As the title says, how can I find the null space of a matrix i.e. the nontrivial solution to the equation ax=0.
I've tried to use np.linalg.solve(a,b), which solves the equation ax=b. So setting b equal to an array of zeros with the same dimensions as matrix a, I only get the trivial solution i.e. x=0.
From SciPy Cookbook:
import numpy as np
from numpy.linalg import svd
def nullspace(A, atol=1e-13, rtol=0):
A = np.atleast_2d(A)
u, s, vh = svd(A)
tol = max(atol, rtol * s[0])
nnz = (s >= tol).sum()
ns = vh[nnz:].conj().T
return ns
Computes an approximate basis for the nullspace of A.

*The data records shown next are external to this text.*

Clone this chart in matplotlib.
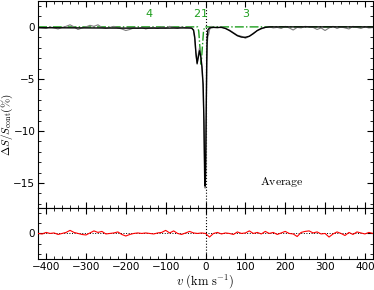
import matplotlib
matplotlib.use("Agg")
import matplotlib.pyplot as plt
from matplotlib.ticker import MultipleLocator

plt.rcParams["mathtext.fontset"] = "cm"
plt.rcParams["font.size"] = 8

# =========================
# DATA
# =========================
# observed profile (grey)
v_obs = [-420, -410, -400, -390, -380, -370, -360, -350, -340, -330, -320, -310,
         -300, -290, -280, -270, -260, -250, -240, -230, -220, -210, -200, -190,
         -180, -170, -160, -150, -140, -130, -120, -110, -100, -90, -80, -70, -60,
         -50, -40, -34, -30, -27, -24, -21, -18, -15, -12, -9, -6, -4, -2, -1, 0,
         1, 2, 3, 4, 6, 8, 10, 14, 20, 30, 40, 50, 60, 70, 80, 90, 100, 110, 120,
         130, 140, 150, 160, 170, 180, 190, 200, 210, 220, 230, 240, 250, 260, 270,
         280, 290, 300, 310, 320, 330, 340, 350, 360, 370, 380, 390, 400, 410, 420]
s_obs = [-0.05, -0.1, -0.15, 0.0, -0.1, -0.2, -0.05, 0.05, 0.2, 0.0, -0.25, -0.1,
         0.0, 0.15, 0.05, 0.2, -0.05, -0.15, -0.05, 0.05, -0.1, -0.2, -0.35, -0.25,
         -0.1, -0.15, -0.05, -0.2, -0.1, -0.05, -0.15, 0.0, -0.1, 0.05, -0.05, -0.15, 0.0,
         -0.1, -0.05, -0.1, -0.4, -1.2, -2.8, -3.6, -2.6, -2.0, -2.9, -4.0, -6.0, -9.5, -14.0, -15.5, -15.2,
         -13.0, -9.0, -4.5, -1.8, -0.9, -0.7, -0.3, 0.05, -0.05, -0.1, 0.0, -0.15, -0.3, -0.55, -0.8, -0.9, -1.1, -0.9, -0.6,
         -0.35, -0.2, -0.05, 0.0, -0.1, -0.05, -0.15, 0.05, -0.1, -0.3, -0.05, -0.1, 0.05, 0.0, -0.05,
         -0.25, -0.1, -0.35, -0.1, 0.05, -0.15, 0.0, -0.1, -0.2, 0.05, -0.05, -0.15, 0.0, -0.1, -0.05]

# total fit (black)
v_fit = [-420, -300, -200, -100, -50, -35, -30, -27, -24, -21, -18, -15, -12, -9,
         -6, -4, -3, -2, -1, 0, 1, 2, 3, 4, 6, 10, 20, 40, 50, 60, 70, 80, 90, 100,
         110, 120, 130, 140, 150, 160, 250, 420]
s_fit = [-0.08, -0.1, -0.12, -0.12, -0.1, -0.12, -0.3, -1.0, -2.5, -3.5, -2.9, -2.3, -2.8, -3.8,
         -5.5, -9.0, -12.0, -14.8, -15.3, -14.2, -11.0, -7.0, -3.5, -1.2, -0.3, -0.1, -0.05, -0.05, -0.15, -0.35, -0.6, -0.85, -0.98, -1.0,
         -0.9, -0.65, -0.35, -0.15, -0.05, 0.0, 0.0, 0.0]

# component (green dash-dot)
v_comp = [-420, -20, -17, -14, -11, -8, -5, -2, 420]
s_comp = [0.0, 0.0, -0.4, -2.0, -3.6, -2.0, -0.4, 0.0, 0.0]

# residuals (red)
v_res = [-420, -410, -400, -390, -380, -370, -360, -350, -340, -330, -320, -310,
         -300, -290, -280, -270, -260, -250, -240, -230, -220, -210, -200, -190,
         -180, -170, -160, -150, -140, -130, -120, -110, -100, -90, -80, -70, -60,
         -50, -40, -30, -20, -10, 0, 10, 20, 30, 40, 50, 60, 70, 80, 90, 100, 110,
         120, 130, 140, 150, 160, 170, 180, 190, 200, 210, 220, 230, 240, 250, 260,
         270, 280, 290, 300, 310, 320, 330, 340, 350, 360, 370, 380, 390, 400, 410, 420]
s_res = [0.0, -0.05, 0.1, 0.0, 0.05, -0.1, 0.0, 0.1, 0.3, 0.1, 0.0, -0.1,
         -0.15, 0.05, 0.25, 0.1, 0.2, -0.05, 0.0, 0.05, 0.15, -0.1, -0.25, -0.1,
         0.0, 0.05, 0.0, 0.05, 0.0, -0.05, 0.05, 0.1, 0.3, 0.05, 0.25, 0.0, -0.1,
         0.05, 0.2, 0.05, 0.0, 0.05, 0.0, -0.35, 0.0, 0.1, -0.05, 0.05, 0.0, -0.1, 0.15, 0.0, 0.05, 0.25,
         0.0, 0.1, -0.05, 0.2, 0.0, 0.1, -0.1, 0.05, 0.2, 0.0, -0.05, -0.3, 0.1, 0.2, 0.25,
         0.05, 0.15, -0.05, 0.0, -0.35, -0.05, 0.15, 0.0, -0.2, 0.1, -0.1, 0.15, 0.05, -0.05, 0.1, 0.0]

comp_labels = ["4", "2", "1", "3"]
comp_pos = [-142, -23, -2, 102]

# =========================
# FIGURE
# =========================
fig = plt.figure(figsize=(3.74, 2.90), dpi=100)
ax1 = fig.add_axes([0.102, 0.283, 0.895, 0.714])
ax2 = fig.add_axes([0.102, 0.107, 0.895, 0.176], sharex=ax1)

green = "#1e9e1e"

ax1.plot(v_comp, s_comp, color=green, ls="-.", lw=1.0, zorder=2)
ax1.plot(v_obs, s_obs, color="#808080", lw=0.8, zorder=3)
ax1.plot(v_fit, s_fit, color="black", lw=1.0, zorder=4)
ax1.axvline(0, color="black", ls=":", lw=0.8, zorder=1)
for lab, pos in zip(comp_labels, comp_pos):
    ax1.text(pos, 1.25, lab, color=green, ha="center", va="center", fontsize=8)
ax1.text(191, -14.9, r"$\mathrm{Average}$", ha="center", va="center", fontsize=8.5)

ax2.plot(v_res, s_res, color="red", lw=0.8, zorder=3)
ax2.axhline(0, color="black", ls=":", lw=0.7, zorder=1)
ax2.axvline(0, color="black", ls=":", lw=0.8, zorder=1)

ax1.set_xlim(-420, 420)
ax1.set_ylim(-17.4, 2.5)
ax2.set_ylim(-2.5, 2.5)

ax1.yaxis.set_major_locator(MultipleLocator(5))
ax1.yaxis.set_minor_locator(MultipleLocator(1))
ax2.yaxis.set_major_locator(MultipleLocator(5))
ax2.yaxis.set_minor_locator(MultipleLocator(1))
ax2.xaxis.set_major_locator(MultipleLocator(100))
ax2.xaxis.set_minor_locator(MultipleLocator(20))

for ax in (ax1, ax2):
    ax.tick_params(which="both", direction="in", top=True, right=True,
                   labelsize=7.5, pad=2)
    ax.tick_params(which="major", length=4)
    ax.tick_params(which="minor", length=2)
plt.setp(ax1.get_xticklabels(), visible=False)

ax2.set_xlabel(r"$v\ (\mathrm{km\ s^{-1}})$", fontsize=9, labelpad=0)
fig.text(0.02, 0.57, r"$\Delta S/S_{\rm cont}(\%)$", rotation=90,
         ha="center", va="center", fontsize=8)

fig.savefig("out.png", dpi=100)
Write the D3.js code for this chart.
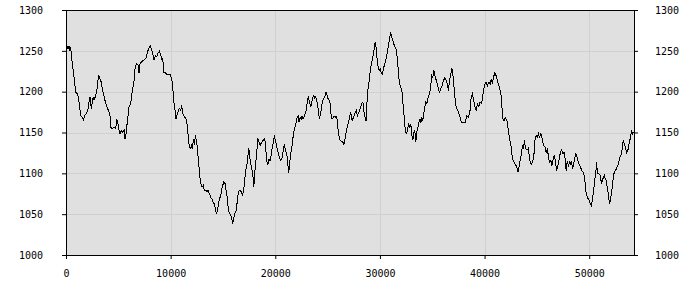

The algorithm used by this function is based on the singular value decomposition of A.
Parameters:
A : ndarray
A should be at most 2-D. A 1-D array with length k will be treated as a 2-D with shape (1, k)
atol : float
The absolute tolerance for a zero singular value. Singular values smaller than atol are considered to be zero.
rtol : float
The relative tolerance. Singular values less than rtol*smax are considered to be zero, where smax is the largest singular value.
If both atol and rtol are positive, the combined tolerance is the maximum of the two; that is:
tol = max(atol, rtol * smax)
Singular values smaller than tol are considered to be zero.
Return value:
ns : ndarray
If A is an array with shape (m, k), then ns will be an array with shape (k, n), where n is the estimated dimension of the nullspace of A. The columns of ns are a basis for the nullspace; each element in numpy.dot(A, ns) will be approximately zero.
you can diagonalize your matrix:
eigen_vects, eigen_vals = np.linalg.eig(a)
you then just have to pick the eigen vectors that correspond to 0 eigenvalues (possibly accounting for numerical precision).
Example:
np.linalg.eig(np.ones((3,3)))
(array([ -2.22044605e-16, 3.00000000e+00, 0.00000000e+00]),
array([[-0.81649658, 0.57735027, 0. ],
[ 0.40824829, 0.57735027, -0.70710678],
[ 0.40824829, 0.57735027, 0.70710678]]))
Here the 1st and 3rd vectors are your non trivial solutions.